When it's cheaper to create Mumbai in Sri Lanka
Why on earth would Indian films shoot in Sri Lanka? Because it is close to India, shooting there costs about one-fourth of that in India, it has one-tenth of the headaches, Sri Lankans look like Indians and the country can easily form the background for an Indian story. And, the violence of the ethnic conflict is also over.
That is the logic that drove two big location services companies from across borders to join hands earlier this year. N Ramji is chairman of the Rs 100crore Travel Masters India Corporation (TMIC) that specialises in helping Indian films shoot overseas. It has done that for over 1,000 films in 20 years.

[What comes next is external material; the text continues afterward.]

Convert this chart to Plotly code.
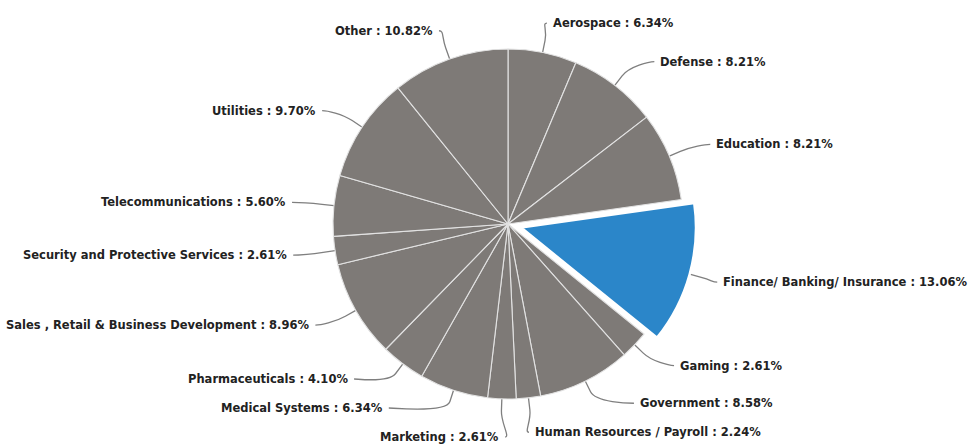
import math
import plotly.graph_objects as go

# Share of projects by industry (percent)
industries = [
    "Aerospace", "Defense", "Education", "Finance/ Banking/ Insurance", "Gaming",
    "Government", "Human Resources / Payroll", "Marketing", "Medical Systems",
    "Pharmaceuticals", "Sales , Retail & Business Development",
    "Security and Protective Services", "Telecommunications", "Utilities", "Other",
]
shares = [6.34, 8.21, 8.21, 13.06, 2.61, 8.58, 2.24, 2.61, 6.34, 4.10, 8.96, 2.61, 5.60, 9.70, 10.82]
highlighted = "Finance/ Banking/ Insurance"

# ---- layout / style ----
W, H = 976, 448
CX, CY, R = 508, 224, 175          # pie centre and radius (px)
PULL = 0.077                        # fraction of radius for the highlighted slice
LABEL_DIST = 30                     # natural label distance beyond the rim
TEXT_RADIUS = 222                   # radius of the circle the label edges sit on
PAD = 5                             # gap between label and connector end
MIN_GAP = 29                        # minimum vertical spacing between labels
Y_MIN, Y_MAX = 18, 437
CONNECTOR_OFFSET = 12
GREY = "#7e7a77"
BLUE = "#2b86c9"
LINE_GREY = "#7f7f7f"

half = R * (1 + PULL)
domain_x = [(CX - half) / W, (CX + half) / W]
domain_y = [1 - (CY + half) / H, 1 - (CY - half) / H]


def px(x, y):
    return x / W, 1 - y / H


def spread(targets, gap, lo, hi):
    """Place sorted targets with a minimum gap, staying as close as possible."""
    blocks = []
    for t in targets:
        blocks.append({"n": 1, "sum": t})
        while True:
            b = blocks[-1]
            b["start"] = min(max(b["sum"] / b["n"], lo), hi - (b["n"] - 1) * gap)
            if len(blocks) < 2:
                break
            a = blocks[-2]
            if a["start"] + a["n"] * gap > b["start"]:
                a["sum"] += b["sum"] - b["n"] * a["n"] * gap
                a["n"] += b["n"]
                blocks.pop()
            else:
                break
    out = []
    for b in blocks:
        out += [b["start"] + k * gap for k in range(b["n"])]
    return out


total = sum(shares)
info = []
cum = 0.0
for name, v in zip(industries, shares):
    mid = math.radians((cum + v / 2) / total * 360)
    cum += v
    s, c = math.sin(mid), -math.cos(mid)
    off = PULL * R if name == highlighted else 0.0
    info.append({
        "name": name, "v": v, "s": s, "c": c, "off": off,
        "side": "right" if s >= 0 else "left",
        "ny": CY + (R + LABEL_DIST + off) * c,
    })

for side in ("right", "left"):
    group = sorted([d for d in info if d["side"] == side], key=lambda d: d["ny"])
    ys = spread([d["ny"] for d in group], MIN_GAP, Y_MIN, Y_MAX)
    for d, y in zip(group, ys):
        d["y"] = y

annotations, shapes = [], []
for d in info:
    sign = 1 if d["side"] == "right" else -1
    dy = d["y"] - CY
    if abs(dy) > 0.85 * TEXT_RADIUS:
        tx = CX + TEXT_RADIUS * d["s"]
    else:
        tx = CX + sign * math.sqrt(TEXT_RADIUS ** 2 - dy ** 2)
    ax, ay = px(tx, d["y"])
    annotations.append(dict(
        x=ax, y=ay, xref="paper", yref="paper",
        xanchor="left" if sign > 0 else "right", yanchor="middle",
        text=f"{d['name']} : {d['v']:.2f}%", showarrow=False,
        font=dict(family="DejaVu Sans", size=11.5, color="#222222", weight="bold"),
        borderpad=0,
    ))
    # connector: label -> soft break -> slice rim
    lx, ly = tx - sign * PAD, d["y"]
    ex = CX + (R + d["off"]) * d["s"]
    ey = CY + (R + d["off"]) * d["c"]
    bx = CX + (R + d["off"] + CONNECTOR_OFFSET) * d["s"]
    by = CY + (R + d["off"] + CONNECTOR_OFFSET) * d["c"]
    c1 = px(lx - sign * 5, ly)
    c2 = px(2 * bx - ex, 2 * by - ey)
    p0, pb, pe = px(lx, ly), px(bx, by), px(ex, ey)
    path = (f"M {p0[0]:.5f} {p0[1]:.5f} C {c1[0]:.5f} {c1[1]:.5f} "
            f"{c2[0]:.5f} {c2[1]:.5f} {pb[0]:.5f} {pb[1]:.5f} L {pe[0]:.5f} {pe[1]:.5f}")
    shapes.append(dict(type="path", xref="paper", yref="paper", path=path,
                       line=dict(color=LINE_GREY, width=1.3), layer="below"))

colors = [BLUE if n == highlighted else GREY for n in industries]
line_colors = ["#ffffff" if n == highlighted else "#e2e2e2" for n in industries]
line_widths = [2.5 if n == highlighted else 1.1 for n in industries]
pulls = [PULL if n == highlighted else 0 for n in industries]

fig = go.Figure(go.Pie(
    labels=industries, values=shares, sort=False, direction="clockwise", rotation=0,
    pull=pulls, textinfo="none", showlegend=False,
    marker=dict(colors=colors, line=dict(color=line_colors, width=line_widths)),
    domain=dict(x=domain_x, y=domain_y),
    hovertemplate="%{label}: %{value:.2f}%<extra></extra>",
))
fig.update_layout(
    width=W, height=H, margin=dict(l=0, r=0, t=0, b=0),
    paper_bgcolor="white", plot_bgcolor="white",
    annotations=annotations, shapes=shapes,
)
fig.write_html("out.html", config={"displayModeBar": False})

TMIC has entered into a joint venture with Asian Film Location Services (AFLS), a Sri Lankan firm. Under the agreement, TMIC will source the films from India and AFLS' 120-man team will execute the shoot. The idea is to lure Indian films, of any language, to Sri Lanka.
It would seem that they might just have a business there.
At the recently-held Ficci Frames, both Ramji and AFLS CEO Chandran Ratnum were inundated with enquiries from harried production managers.
Several also spoke to Vijay Joshi, the head of production for Ram Gopal Verma. They wanted to know about the crew's experience while shooting Agyaat in Sri Lanka in 2008.
Image: A scene from Agyaat
Better than India
Indian film companies have been reeling under cost pressures. The cost of making a film has gone up 50 to 100 per cent, depending on, among other things, the stars, the location, the director and the story.
Also, as the unions in India have got stronger, costs at the lower end of the production chain have gone up. As a result, many Indian film companies prefer to shoot in Thailand.
Sri Lanka, argue Ramji and Ratnum, is a better option. In any case, the country is an old hand at pitching for international productions. A long list of major films, such as The Bridge On The River Kwai and The Jungle Book, have been shot in Sri Lanka.
Image: A scene from The Bridge On The River Kwai
Over the decades, it has also emerged as the preferred option over India for various reasons.
In the early eighties, in the middle of erecting a set in India for Steven Spielberg's Indiana Jones and the Temple of Doom, production executives lost patience with the Indian bureaucracy and just shifted to Sri Lanka.
When the Vishwa Hindu Parishad did not allow Deepa Mehta to shoot Water in Banaras, she went to Sri Lanka. Of the 62 films that AFLS has provided location services to, about 20 were supposedly set in India.
"It is a film-friendly country and there are no unions," says Ratnum. That means the crew works for 12 hours at one-fourth the rate that Indian crew members are paid for eight hours. You could argue about the fairness of it. But, considering India is the outsourcing destination in several industries, can we?
What Joshi loved was the one-window clearance. The National Film Corporation of Sri Lanka assigns one person to a film crew. This person then deals with all the permissions, clearances and stays with the crew to solve any on-site problems during the shooting schedule. "Cost-wise and logistically, it is cheaper to create Mumbai in Sri Lanka," says Joshi.
Image: A scene from Water
Expect trouble from unions
Not everyone is enthusiastic though. UTV Motion Pictures CEO Siddhartha Roy Kapur doesn't see any exodus of shoots.
Indian films have in the last few years gone to London and Australia, but that is because of the incentives the governments in those countries provided for what would otherwise have been an expensive proposition. The list of films going abroad is still a small percentage of the 1,000 odd films India makes in a year.
What Ramji and Ratnum are banking on is the substitutability of a Sri Lankan location for India, which is the backdrop for a majority of films made here.
Most Hollywood executives will tell you that there are hardly any films shot in Los Angeles now -- it is simply too expensive.
In fact, many American movies are now shot in Canada, which incentivises foreign shoots. These 'runaway productions' have for long invited the ire of the unions in Hollywood.
If Ramji and Ratnum manage to get Indian films to go to Sri Lanka, and it looks like they will, then watch out for some fireworks from the unions here.